Es de notar que situar la fecha del arribo de itzáes a Chichén Itzá entre el 731 y el 751 —una posibilidad en la lectura de los libros de Chilam Balam— resulta compatible con lo que hemos visto sobre Ek’ Balam, cuyas inscripciones glíficas refieren la llegada del líder itzá Chak Jutuuw Kaanek’ en 770. Hemos visto que los itzáes eran originarios de las tierras bajas del sur. Sus mitos de origen aluden a las «Nueve Montañas» de B’alunte’witz y a la montaña de la Estrella Serpiente (Kaanek’). Si bien avanzadas itzáes habían llegado desde tiempo atrás a sitios como Edzná y Ek’ Balam —según hemos visto— no sería hasta después cuando establecerían su gran capital en Chichén Itzá.
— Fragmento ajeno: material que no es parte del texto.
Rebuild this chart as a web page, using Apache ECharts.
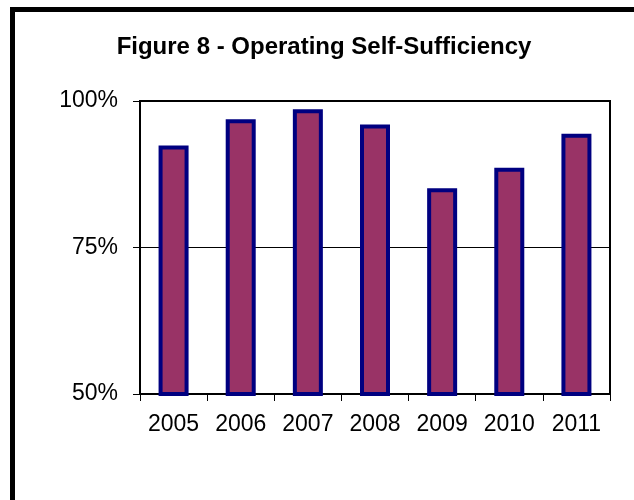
<!DOCTYPE html>
<html>
<head>
<meta charset="utf-8">
<script src="https://cdn.jsdelivr.net/npm/echarts@6/dist/echarts.min.js"></script>
<style>
  html, body { margin: 0; padding: 0; background: #fff; }
  #chart { width: 634px; height: 500px; }
</style>
</head>
<body>
<div id="chart"></div>
<script>
const titleText = 'Figure 8 - Operating Self-Sufficiency';
const years = ['2005', '2006', '2007', '2008', '2009', '2010', '2011'];
const selfSufficiency = [92.4, 96.9, 98.6, 96.0, 85.1, 88.6, 94.4];
const yMin = 50, yMax = 100, yStep = 25;

const FONT = '"Liberation Sans", Arial, sans-serif';
const chart = echarts.init(document.getElementById('chart'), null, { renderer: 'canvas' });

chart.setOption({
  backgroundColor: '#ffffff',
  animation: false,
  title: {
    text: titleText,
    left: 324,
    textAlign: 'center',
    top: 35,
    padding: 0,
    textStyle: { fontFamily: FONT, fontSize: 24, fontWeight: 'bold', color: '#000' }
  },
  graphic: [{
    type: 'rect',
    shape: { x: 12.5, y: 9.5, width: 700, height: 600 },
    style: { fill: null, stroke: '#000', lineWidth: 5 },
    z: 100
  }],
  grid: {
    left: 140, top: 101, width: 470, height: 293,
    show: true, borderColor: '#000', borderWidth: 2, backgroundColor: 'transparent'
  },
  xAxis: {
    type: 'category',
    data: years,
    boundaryGap: true,
    axisLine: { show: true, lineStyle: { color: '#000', width: 2 } },
    axisTick: { show: true, length: 7, lineStyle: { color: '#000', width: 1 } },
    axisLabel: { margin: 19, fontFamily: FONT, fontSize: 23, color: '#000' },
    splitLine: { show: false }
  },
  yAxis: {
    type: 'value',
    min: yMin, max: yMax, interval: yStep,
    axisLine: { show: true, lineStyle: { color: '#000', width: 2 } },
    axisTick: { show: true, length: 7, lineStyle: { color: '#000', width: 1 } },
    axisLabel: { margin: 22, fontFamily: FONT, fontSize: 23, color: '#000', formatter: '{value}%' },
    splitLine: { show: true, lineStyle: { color: '#000', width: 1 } }
  },
  series: [{
    type: 'bar',
    data: selfSufficiency,
    barWidth: 30,
    itemStyle: { color: '#993366', borderColor: '#000080', borderWidth: 4 }
  }]
});
</script>
</body>
</html>
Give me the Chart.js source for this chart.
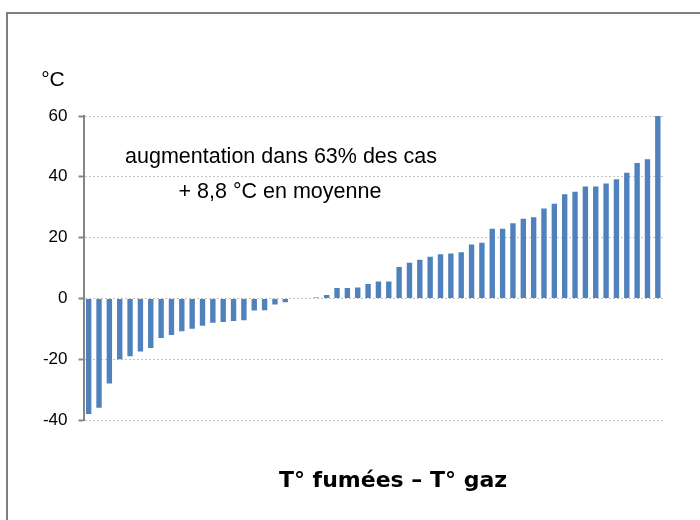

El modelo de gobierno itzá mostró mayor capacidad de adaptación ante los grandes retos de la época que el extinto sistema centralizado de los grandes reyes clásicos. Así, en lugar de un «señor divino» todopoderoso, el sistema de gobierno itzá —según narran las fuentes coloniales— parece haber dividido su territorio o «partido el mundo» en cuatro parcialidades. En la cúspide del poder se ubicaba un líder, aunque apoyado en la figura de su sumo sacerdote. Bajo ambos se encontraban cuatro jefes o b’atab’ilo’ob’, cada uno de los cuales controlaba su respectiva parcialidad. Los itzáes dividieron entonces el territorio de Yucatán en trece provincias: Aj Kaanul, Kejpech, Hokab’a, Maní, Sotuta, Chik’inchéel o Chawakha’, Tases, Kupul, Kochuwáaj, Ekab’, Kúutzmil, Waymil, y Chanputun-Kaanpech. Con ello mostraban aún profundos vínculos con su tradición originaria de las tierras bajas del sur, pues cada provincia fungía como la sede rotativa de un k’atun particular dentro del gran ciclo maya, que celebraba cada final de período con un ritual de «atadura de piedra» —análogo a los del período Clásico— conformando un circuito de doscientos cincuenta y seis años de duración (13 x 20 x 360 días).